Romney: The Los Angeles Times has a front page hit on Romney today titled, Romney’s jobs record a little shaky. The story reports that while he was governor, the number of jobs in Massachusetts grew by only 1 percent, the third lowest percentage in the nation.
The Weekly Standard‘s Stephen Hayes notes that while Obama is now demanding a $1 trillion tax increase as part of the debt limit deal, in 2009 Obama said, “You don’t raise taxes in a recession.”
Human Events Jon Hoff flags news that Obama’s stimulus may have even funded an Operation Gunrunner that gave guns to MS-13 in Tampa, Florida.
The Heritage Foundation‘s Bill Beach explains why the U.S. economy is not creating jobs as fast as it should be.
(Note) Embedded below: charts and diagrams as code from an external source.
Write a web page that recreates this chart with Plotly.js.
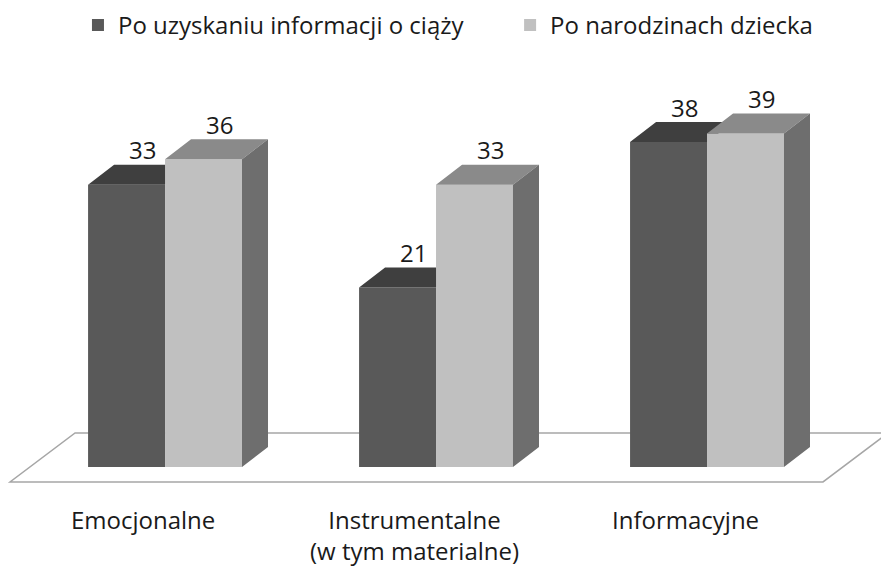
<!DOCTYPE html>
<html>
<head>
<meta charset="utf-8">
<script src="https://cdn.plot.ly/plotly-3.0.1.min.js"></script>
<style>html,body{margin:0;padding:0;background:#fff;}#chart{width:881px;height:567px;}</style>
</head>
<body>
<div id="chart"></div>
<script>
// ---- data ----
const categories = ["Emocjonalne", "Instrumentalne<br>(w tym materialne)", "Informacyjne"];
const seriesNames = ["Po uzyskaniu informacji o ciąży", "Po narodzinach dziecka"];
const valuesPregnancy = [33, 21, 38];
const valuesBirth = [36, 33, 39];

// ---- style / geometry ----
const FONT = "Open Sans, Noto Sans, sans-serif";
const FS = 24;
const TXT = "#1a1a1a";
const BAR_W = 0.284;     // width of one bar (category units)
const DX = 0.096;        // depth offset in x (category units)
const DY = 2.34;         // depth offset in y (value units)
const LABEL_DY = 1.75;   // label gap above back edge (value units)
const LABEL_DX = 0.01;
const CAT_SHIFT = -0.08; // category label shift
const COL = {
  darkFront: "#595959", darkTop: "#3f3f3f",
  lightFront: "#c0c0c0", lightTop: "#8a8a8a", lightSide: "#6e6e6e"
};

const xs = categories.map((_, i) => i);

function topFace(x0, v) {
  return [[x0, v], [x0 + BAR_W, v], [x0 + BAR_W + DX, v + DY], [x0 + DX, v + DY], [x0, v]];
}
function sideFace(x1, v) {
  return [[x1, 0], [x1, v], [x1 + DX, v + DY], [x1 + DX, DY], [x1, 0]];
}
// dark top face, clipped where the lighter (front-right) bar hides it
function darkTopClipped(x0, v, vNext) {
  const x1 = x0 + BAR_W;
  const yc = Math.min(Math.max(vNext, v), v + DY);
  const xc = x1 + DX * (yc - v) / DY;
  return [[x0, v], [x1, v], [x1, yc], [xc, yc], [x1 + DX, v + DY], [x0 + DX, v + DY], [x0, v]];
}
function polysToXY(polys) {
  const x = [], y = [];
  polys.forEach(p => { p.forEach(pt => { x.push(pt[0]); y.push(pt[1]); }); x.push(null); y.push(null); });
  return { x, y };
}

const darkTops = polysToXY(xs.map((c, i) => darkTopClipped(c - BAR_W, valuesPregnancy[i], valuesBirth[i])));
const lightTops = polysToXY(xs.map((c, i) => topFace(c, valuesBirth[i])));
const lightSides = polysToXY(xs.map((c, i) => sideFace(c + BAR_W, valuesBirth[i])));

function faceTrace(d, color) {
  return { type: "scatter", mode: "lines", x: d.x, y: d.y, fill: "toself", fillcolor: color,
    line: { width: 0, color: color }, hoverinfo: "skip", showlegend: false };
}

const traces = [
  { type: "bar", name: seriesNames[0], x: xs, y: valuesPregnancy, width: BAR_W, offset: -BAR_W,
    marker: { color: COL.darkFront, line: { width: 0 } }, legend: "legend" },
  { type: "bar", name: seriesNames[1], x: xs, y: valuesBirth, width: BAR_W, offset: 0,
    marker: { color: COL.lightFront, line: { width: 0 } }, legend: "legend2" },
  faceTrace(darkTops, COL.darkTop),
  faceTrace(lightTops, COL.lightTop),
  faceTrace(lightSides, COL.lightSide)
];

const annotations = [];
xs.forEach((c, i) => {
  annotations.push({ x: c - BAR_W / 2 + DX / 2 + LABEL_DX, y: valuesPregnancy[i] + DY + LABEL_DY, text: String(valuesPregnancy[i]),
    showarrow: false, xanchor: "center", yanchor: "middle", font: { family: FONT, size: FS, color: TXT } });
  annotations.push({ x: c + BAR_W / 2 + DX / 2 + LABEL_DX, y: valuesBirth[i] + DY + LABEL_DY, text: String(valuesBirth[i]),
    showarrow: false, xanchor: "center", yanchor: "middle", font: { family: FONT, size: FS, color: TXT } });
  annotations.push({ x: c + CAT_SHIFT, y: -3.95, text: categories[i], showarrow: false, xanchor: "center", yanchor: "top",
    align: "center", font: { family: FONT, size: FS, color: TXT } });
});

// floor (plot-area decoration)
const floorPath = "M -0.572 -1.754 L 2.428 -1.754 L 2.668 3.98 L -0.332 3.98 Z";

const legendBase = { orientation: "h", xanchor: "left", y: 0.995, yanchor: "top",
  font: { family: FONT, size: FS, color: TXT }, bgcolor: "rgba(0,0,0,0)" };

const layout = {
  width: 881, height: 567,
  margin: { l: 0, r: 0, t: 0, b: 0 },
  paper_bgcolor: "#ffffff", plot_bgcolor: "#ffffff",
  barmode: "overlay",
  showlegend: true,
  legend: Object.assign({}, legendBase, { x: 0.0885 }),
  legend2: Object.assign({}, legendBase, { x: 0.579 }),
  xaxis: { range: [-0.609, 2.642], visible: false, fixedrange: true },
  yaxis: { range: [-11.70, 54.62], visible: false, fixedrange: true },
  shapes: [{ type: "path", path: floorPath, xref: "x", yref: "y", layer: "below",
    fillcolor: "#ffffff", line: { color: "#a6a6a6", width: 1.5 } }],
  annotations: annotations
};

Plotly.newPlot("chart", traces, layout, { displayModeBar: false, staticPlot: true });
</script>
</body>
</html>
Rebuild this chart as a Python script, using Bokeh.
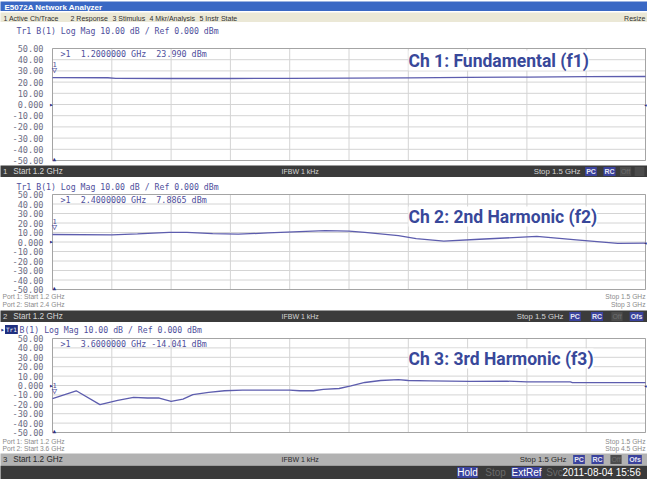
from bokeh.plotting import figure
from bokeh.models import Range1d, Label
from bokeh.layouts import column
from bokeh.core.properties import value
from bokeh.embed import file_html
from bokeh.resources import INLINE

# ---------------- data ----------------
X_TICKS = [1.20, 1.23, 1.26, 1.29, 1.32, 1.35, 1.38, 1.41, 1.44, 1.47, 1.50]
Y_TICKS = [-50, -40, -30, -20, -10, 0, 10, 20, 30, 40, 50]
Y_LABELS = ["-50.00", "-40.00", "-30.00", "-20.00", "-10.00", "0.000",
            "10.00", "20.00", "30.00", "40.00", "50.00"]

CH1_FREQ = [1.200, 1.228, 1.232, 1.260, 1.290, 1.320, 1.350, 1.380, 1.410, 1.440, 1.470, 1.500]
CH1_DBM = [23.99, 23.90, 23.30, 23.20, 23.20, 23.30, 23.50, 23.80, 24.20, 24.50, 24.80, 25.00]

CH2_FREQ = [1.200, 1.230, 1.243, 1.259, 1.268, 1.281, 1.294, 1.309, 1.325, 1.338,
            1.350, 1.358, 1.375, 1.384, 1.398, 1.416, 1.445, 1.465, 1.486, 1.500]
CH2_DBM = [7.89, 7.6, 8.6, 10.2, 10.2, 8.9, 8.2, 9.5, 10.9, 12.0,
           11.5, 10.2, 6.8, 3.5, 1.0, 2.9, 5.9, 2.2, -1.5, -1.2]

CH3_FREQ = [1.200, 1.212, 1.224, 1.233, 1.241, 1.248, 1.254, 1.260, 1.266, 1.271,
            1.279, 1.287, 1.296, 1.309, 1.320, 1.325, 1.332, 1.337, 1.345, 1.351,
            1.358, 1.366, 1.375, 1.380, 1.391, 1.411, 1.430, 1.440, 1.462, 1.463, 1.500]
CH3_DBM = [-14.04, -5.6, -20.4, -15.8, -12.6, -13.3, -13.3, -16.8, -14.4, -9.8,
           -7.4, -5.6, -4.9, -4.9, -4.9, -5.6, -5.6, -4.2, -3.2, -0.3,
           3.2, 5.3, 6.3, 5.3, 4.9, 4.4, 4.6, 3.8, 3.8, 3.0, 3.0]

HEADER = "Tr1 B(1) Log Mag 10.00 dB / Ref 0.000 dBm"
MARKERS = [">1\u00a0\u00a01.2000000 GHz\u00a0\u00a023.990 dBm",
           ">1\u00a0\u00a02.4000000 GHz\u00a0\u00a07.8865 dBm",
           ">1\u00a0\u00a03.6000000 GHz -14.041 dBm"]
TITLES = ["Ch 1: Fundamental (f1)", "Ch 2: 2nd Harmonic (f2)", "Ch 3: 3rd Harmonic (f3)"]
PORTS = [None,
         ("Port 1: Start 1.2 GHz", "Port 2: Start 2.4 GHz", "Stop 1.5 GHz", "Stop 3 GHz"),
         ("Port 1: Start 1.2 GHz", "Port 2: Start 3.6 GHz", "Stop 1.5 GHz", "Stop 4.5 GHz")]
MENU = [("1 Active Ch/Trace", 3), ("2 Response", 70), ("3 Stimulus", 112),
        ("4 Mkr/Analysis", 149), ("5 Instr State", 199)]

# ---------------- style ----------------
W = 647
BOX_L, BOX_R = 52, 645          # pixel columns of the graticule
TRACE = "#5d5dae"
GRID = "#d4d4d4"
OUTLINE = "#a4a4a4"
TICKC = "#6e6e84"
HDRC = "#4f4f9c"
BIGC = "#38489a"
BAR = "#3b3b3b"
BAR_TXT = "#d6d6d6"
BLUEBOX = "#3a429c"
MONO = "DejaVu Sans Mono"
SANS = "Liberation Sans"
BIGFONT = "Roboto"


def add_label(p, x, y, text, size, color, font=SANS, style="normal", align="left",
              baseline="middle", units="data", bg=None, pad=0):
    p.add_layout(Label(x=x, y=y, x_units=units, y_units=units, text=text,
                       text_font=font, text_font_size=f"{size}px", text_color=color,
                       text_font_style=style, text_align=align, text_baseline=baseline,
                       background_fill_color=bg, padding=pad))


def base(height, xr, yr, bg):
    p = figure(width=W, height=height, x_range=xr, y_range=yr,
               output_backend="svg", toolbar_location=None, x_axis_location=None,
               y_axis_location=None, min_border=0, min_border_left=0, min_border_right=0,
               min_border_top=0, min_border_bottom=0, background_fill_color=bg,
               border_fill_color=bg, outline_line_color=None)
    p.grid.visible = False
    return p


def channel(idx, height, top, fh, freq, dbm, hdr_y, big_dy, port_y):
    x0, x1 = X_TICKS[0], X_TICKS[-1]
    y0, y1 = Y_TICKS[0], Y_TICKS[-1]
    kx = (x1 - x0) / (BOX_R - BOX_L)
    ky = (y1 - y0) / fh
    xr = Range1d(x0 - BOX_L * kx, x1 + (W - BOX_R) * kx)
    yr = Range1d(y0 - (height - top - fh) * ky, y1 + top * ky)
    p = base(height, xr, yr, "white")

    # graticule
    p.segment(x0=x0, y0=Y_TICKS, x1=x1, y1=Y_TICKS, line_color=GRID, line_width=1)
    p.segment(x0=X_TICKS, y0=y0, x1=X_TICKS, y1=y1, line_color=GRID, line_width=1)
    p.quad(left=[x0], right=[x1], bottom=[y0], top=[y1], fill_color=None,
           line_color=OUTLINE, line_width=1)
    # tick labels
    p.text(x=x0, y=Y_TICKS, text=Y_LABELS, x_offset=-9, text_align="right",
           text_baseline="middle", text_font=value(MONO), text_font_size="8.6px",
           text_color=TICKC)

    # trace
    p.line(freq, dbm, line_color=TRACE, line_width=1.3)

    # markers / reference arrows
    p.text(x=[freq[0]], y=[dbm[0]], text=["\u25bd"], x_offset=2, y_offset=-3,
           text_align="center", text_baseline="bottom", text_font=value(MONO),
           text_font_size="9px", text_color=HDRC)
    p.text(x=[freq[0]], y=[dbm[0]], text=["1"], x_offset=2, y_offset=-11,
           text_align="center", text_baseline="bottom", text_font=value(MONO),
           text_font_size="7px", text_color=HDRC)
    p.text(x=[x0], y=[0], text=["\u25b8"], x_offset=1, text_align="right",
           text_baseline="middle", text_font=value(MONO), text_font_size="7px",
           text_color="#303080")
    p.text(x=[x1], y=[0], text=["\u25c2"], text_align="center",
           text_baseline="middle", text_font=value(MONO), text_font_size="6px",
           text_color="#303080")
    p.text(x=[x0], y=[y0], text=["\u25b2"], text_align="left", y_offset=1,
           text_baseline="bottom", text_font=value(MONO), text_font_size="6px",
           text_color="#303080")

    def put(cx, cy, text, size, color, **kw):
        add_label(p, cx, height - cy, text, size, color, units="screen", **kw)

    # header
    if idx == 3:
        put(0, hdr_y, "\u25b8", 7, "#2a3a8a", font=MONO)
        put(4.5, hdr_y, "Tr1", 6, "white", font=MONO, bg="#1f2f80", pad=1)
        put(19, hdr_y, HEADER[4:], 8.2, HDRC, font=MONO)
    else:
        put(16, hdr_y, HEADER, 8.2, HDRC, font=MONO)
    # marker readout
    put(60, top + 5, MARKERS[idx - 1], 8.4, HDRC, font=MONO)
    # big channel title
    put(408, top + big_dy, TITLES[idx - 1], 17.5, BIGC, font=BIGFONT, style="bold",
        bg="white", pad=0)
    if PORTS[idx - 1]:
        a, b, c, d = PORTS[idx - 1]
        put(2, port_y[0], a, 6.7, "#8a8a8a")
        put(2, port_y[1], b, 6.7, "#8a8a8a")
        put(645, port_y[0], c, 6.7, "#8a8a8a", align="right")
        put(645, port_y[1], d, 6.7, "#8a8a8a", align="right")
    return p


def strip(height, bg):
    return base(height, Range1d(0, W), Range1d(height, 0), bg)


def status(num, h, bg, txt, boxes, ofs=True):
    p = strip(h, bg)
    cy = h / 2
    add_label(p, 2.5, cy, str(num), 7.8, txt)
    add_label(p, 12.7, cy, "Start 1.2 GHz", 8.2, txt)
    add_label(p, 281, cy, "IFBW 1 kHz", 7, txt)
    add_label(p, boxes[0][0] - 3, cy, "Stop 1.5 GHz", 7.8, txt, align="right")
    names = ["PC", "RC", "Off", "Ofs"]
    for (a, b), n in zip(boxes, names):
        xc = (a + b) / 2
        if n == "Off":
            add_label(p, xc, cy, n, 7, "#6e6e6e", align="center", bg="#4c4c4c", pad=1)
        elif n == "Ofs" and not ofs:
            add_label(p, xc, cy, "\u00a0\u00a0\u00a0\u00a0", 7, "#6e6e6e", align="center",
                      bg="#4c4c4c", pad=1)
        else:
            add_label(p, xc, cy, n, 7, "#e6e6f2", align="center", bg=BLUEBOX, pad=1,
                      style="bold")
    return p


# title bar
tb = strip(11, "#3a68c4")
add_label(tb, 4, 5.5, "E5072A Network Analyzer", 8, "white", style="bold")

# menu bar
mb = strip(11, "#ebe8d6")
for t, x in MENU:
    add_label(mb, x, 5.5, t, 7, "#303030")
add_label(mb, 645, 5.5, "Resize", 7, "#303030", align="right")

ch1 = channel(1, 143, 26, 112, CH1_FREQ, CH1_DBM, 8, 12, None)
ch2 = channel(2, 133, 17, 95, CH2_FREQ, CH2_DBM, 9, 22, (119.2, 126.8))
ch3 = channel(3, 131, 16, 94, CH3_FREQ, CH3_DBM, 7, 20, (118.5, 126.3))

s1 = status(1, 12, BAR, BAR_TXT, [(583, 598), (601, 617), (619, 631), (632, 646)], ofs=False)
s2 = status(2, 12, BAR, BAR_TXT, [(566, 583), (588, 605), (610, 623), (627, 645)])
s3 = status(3, 12, "#b2b2b2", "#2a2a2a", [(569, 588), (589, 605), (608, 623), (625, 644)])

bot = strip(14, "#3a3a3a")
add_label(bot, 467, 7, "Hold", 10, "white", align="center", bg=BLUEBOX, pad=0)
add_label(bot, 495, 7, "Stop", 10, "#6a6a6a", align="center")
add_label(bot, 526, 7, "ExtRef", 10, "white", align="center", bg=BLUEBOX, pad=0)
add_label(bot, 554, 7, "Svc", 10, "#6a6a6a", align="center")
add_label(bot, 562, 7, "2011-08-04 15:56", 10, "white")

layout = column(tb, mb, ch1, s1, ch2, s2, ch3, s3, bot, spacing=0)

open("out.html", "w").write(file_html(layout, INLINE))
Talking Points Memo gave voice to a maniacal liberal professor who berated Rep. Paul Ryan, R-Wis., in an upscale D.C. restaurant because she was offended by the price of the bottle of wine Ryan’s dinner companions ordered. Ryan paid for his share of the meal so there was no ethics violations, but TPM ran the woman’s story, and the pictures of Ryan she took with her cell phone, anyway.
Slate‘s David Weigel makes the case that Obama’s stimulus actually worked: “Yes, the economy is rotten, so voters can be excused when they pan the government’s response to unemployment. But there’s a lot of data that isn’t terribly hard to read suggesting that the stimulus did create jobs.”
ThinkProgress attacks Pawlenty for his Meet the Press claim that “the science in that regard is in dispute” on the question of whether being gay is a choice.